Zur finanziellen Absicherung und damit der Arbeitsfähigkeit der örtlichen und überörtlichen Träger braucht es umgehende Lösungen für die nachfolgend beschriebenen Herausforderungen.

Überörtliche Ebene:

  • Fördergegenstände mit Verpflichtungsermächtigungen (VE): Die Bewirtschaftungs-befugnis der Mittel muss mit Beginn 2025 gegeben sein, um den Trägern Mittel ab Januar auszahlen zu können.
  • Fördergegenstände ohne VE: Es sind umgehend verbindliche Aussagen zur Umsetzung oder ggf. Abwicklung von Vorhaben sowie ein Verfahren zu deren finanzieller Untersetzung nötig, da es sich nicht um zusätzliche Projekte handelt, sondern auch hier bewährte, teils durch langjährige Vereinbarungen entstandene Strukturen betrifft.

Örtliche Ebene:

  • Für die kommunale Ebene und die Ausreichung der Jugendpauschale ist es von besonderer Bedeutung, dass es eine verlässliche Zusicherung des Gesamtbetrages in Höhe von mindestens 15 Mio.
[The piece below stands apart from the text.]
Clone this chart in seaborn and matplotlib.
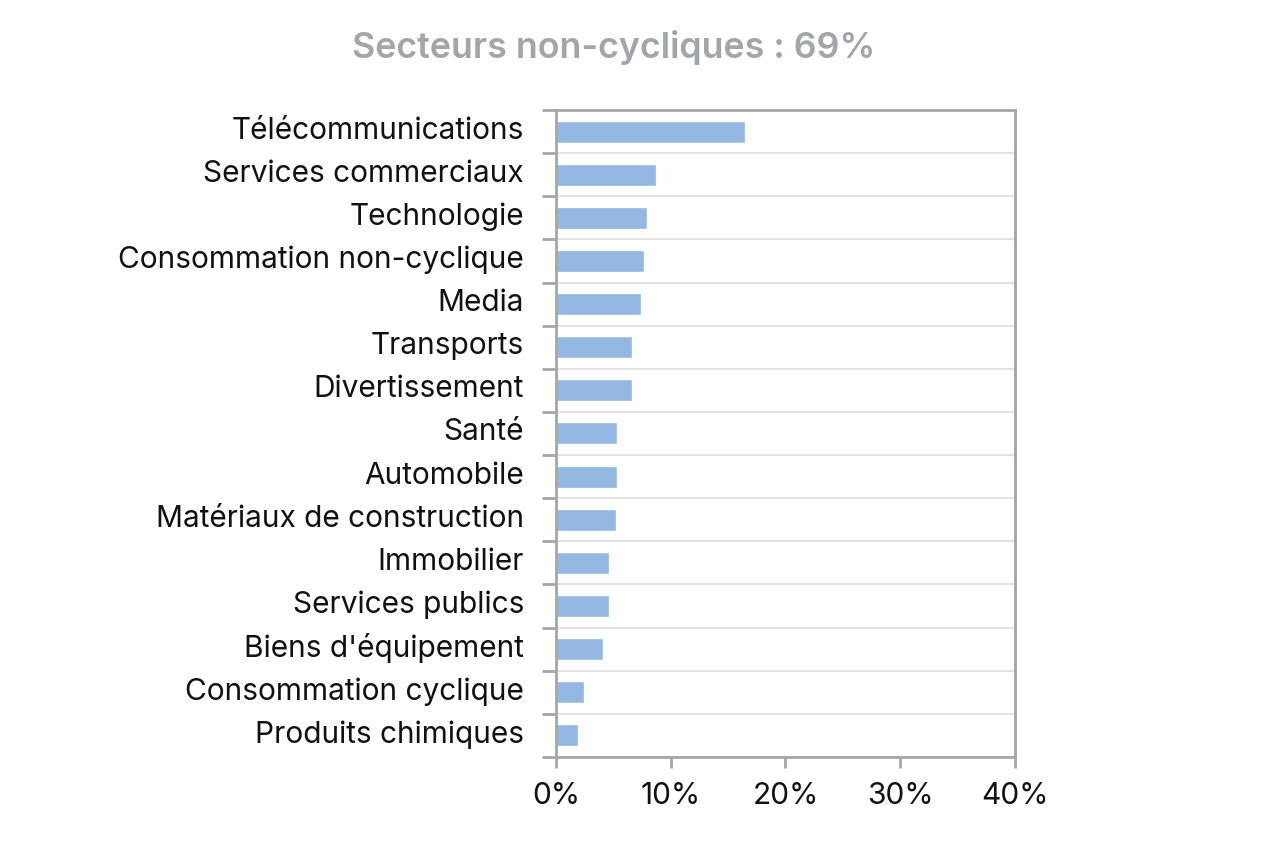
import seaborn as sns
import matplotlib.pyplot as plt
import matplotlib.transforms as mtransforms
import numpy as np
import pandas as pd
from matplotlib.ticker import FixedLocator, PercentFormatter

sectors = ['Télécommunications', 'Services commerciaux', 'Technologie',
           'Consommation non-cyclique', 'Media', 'Transports', 'Divertissement',
           'Santé', 'Automobile', 'Matériaux de construction', 'Immobilier',
           'Services publics', "Biens d'équipement", 'Consommation cyclique',
           'Produits chimiques']
weights = [16.5, 8.7, 7.9, 7.7, 7.4, 6.6, 6.6, 5.3, 5.3, 5.2, 4.6, 4.6, 4.1, 2.4, 1.9]
x_ticks = [0, 10, 20, 30, 40]

df = pd.DataFrame({'sector': sectors, 'weight': weights})

sns.set_style('white')
plt.rcParams['font.family'] = ['Inter', 'DejaVu Sans']

fig = plt.figure(figsize=(12.61, 8.41), dpi=100)
ax = fig.add_axes([0.4409, 0.0999, 0.3640, 0.7693])

sns.barplot(data=df, x='weight', y='sector', orient='h', color='#95b8e3',
            width=0.51, saturation=1, ax=ax)

ax.set_xlim(0, 40)
ax.set_ylim(len(sectors) - 0.5, -0.5)
ax.set_xticks(x_ticks)
ax.xaxis.set_major_formatter(PercentFormatter(decimals=0))
ax.set_xlabel('')
ax.set_ylabel('')

# boundaries between categories carry the ticks and grid lines
ax.yaxis.set_minor_locator(FixedLocator(np.arange(-0.5, len(sectors), 1.0)))
ax.tick_params(axis='y', which='major', length=0, pad=23, labelsize=21.5, labelcolor='#111111')
ax.tick_params(axis='y', which='minor', length=10, width=2, color='#a6a6a6', left=True)
ax.tick_params(axis='x', which='major', length=8, width=2, color='#a6a6a6', bottom=True,
               pad=10, labelsize=21.5, labelcolor='#111111')

# labels sit a little above the bar centre in the original
shift = mtransforms.ScaledTranslation(0, 4 / 100, fig.dpi_scale_trans)
for lab in ax.get_yticklabels():
    lab.set_transform(lab.get_transform() + shift)

ax.grid(True, axis='y', which='minor', color='#e3e3e3', linewidth=1.5)
ax.set_axisbelow(True)

for side in ['left', 'right', 'top', 'bottom']:
    ax.spines[side].set_visible(True)
    ax.spines[side].set_color('#a6a6a6')
    ax.spines[side].set_linewidth(2)

fig.text(0.487, 0.944, 'Secteurs non-cycliques : 69%', ha='center', va='center',
         fontsize=25.8, fontweight='semibold', color='#a3a6a9')

fig.savefig('out.png', dpi=100)
plt.close()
EURO gibt – unabhängig davon, dass zunächst das erste Halbjahr 2025 gesichert ist. Die prognostizierte Auszahlung der VE in Höhe von 50 % wird bei Ausbleiben einer verlässlichen Anschlussfinanzierung für das zweite Halbjahr dazu führen, dass die örtlich öffentlichen Träger ebenfalls nur einen Teilbetrag des eigenen Anteils ausreichen und damit ein z.T. existenzgefährdendes Finanzierungsdefizit an die freien Träger weiterreichen.

Für alle Ebenen:

  • Es ist notwendig, mit der Einigung über das Prozedere der angekündigten vorläufigen Haushaltsführung die Träger über die entsprechenden Verfahren und finanziellen Auswirkungen schnellstmöglich zu informieren und so ggf. zum Handeln zu befähigen. Hierzu braucht es verbindliche Festlegungen bis zur endgültigen Bescheidung für das Jahr 2025 – idealerweise in Absprache mit den Trägern.

Die Erfahrungen des Jahres 2010 haben gezeigt, dass Kürzungen und Einschnitte unmittelbare Auswirkungen auf gesetzlich verbriefte Rechte und Leistungen gemäß dem Achten Sozialgesetzbuch für Kinder, Jugendliche und ihre Familien haben. Eine weitere Schwächung kommunaler und landesweiter Strukturen der Kinder- und Jugendarbeit, wie sie durch die aktuelle, unsichere Haushaltssituation zu erwarten ist, fördert antidemokratische Bestrebungen weiter und schadet unserer Gesellschaft.

Die skizzierten Entwicklungen gilt es zu verhindern, einerseits durch umgehende Klarheit und Transparenz zur Haushaltsgestaltung für 2025. Andererseits erwarten wir generell tragfähige Konzepte und Angebote für die kommenden Haushaltsjahre. Als Gesprächspartner stehen wir Ihnen als Forum Jugendarbeit gern mit unseren Erfahrungen zur Verfügung.

Mit freundlichen Grüßen

im Namen des Forum Jugendarbeit

Dr.in Nina Stoffers
LV Kulturelle Kinder- und Jugendbildung (LKJ) Sachsen e.V.

Christian Päutz
KINDERVEREINIGUNG Sachsen e.V.


[1] Bundesministerium für Familie, Senioren, Frauen und Jugend (2024), Zuversicht braucht Vertrauen – Die Lage der jungen Generation und die Situation der Kinder- und Jugendhilfe, S. 5

[2] Weil es ums Ganze geht: Demokratie durch Teilhabe verwirklichen! Vgl. https://www.jugendhilfetag.de/

Forum Jugendarbeit Sachsen:
Aktion Jugendschutz Sachsen e.V.
Arbeitsgemeinschaft Jugendfreizeitstätten e.V.
Deutscher Kinderschutzbund Landesverband Sachsen e.V.
Kinder- und Jugendring Sachsen e.V.
Kindervereinigung Sachsen e.V.
LAG „Freier Träger der Jugendsozialarbeit“ Sachsen e.V.
LAG Jungen- und Männerarbeit Sachsen e.V.
LAG Mädchen und junge Frauen in Sachsen e.V.
LAG Schulsozialarbeit Sachsen e.V.
LAK Mobile Jugendarbeit Sachsen e.V.
Landesverband KiEZ Sachsen e.V.
Landesverband Sächsischer Jugendbildungswerke e.V.
Landesvereinigung Kulturelle Kinder- und Jugendbildung Sachsen e.V.
Sächsische Jugendstiftung
Sächsische Landjugend e.V.
Landesverband Soziokultur Sachsen e.V.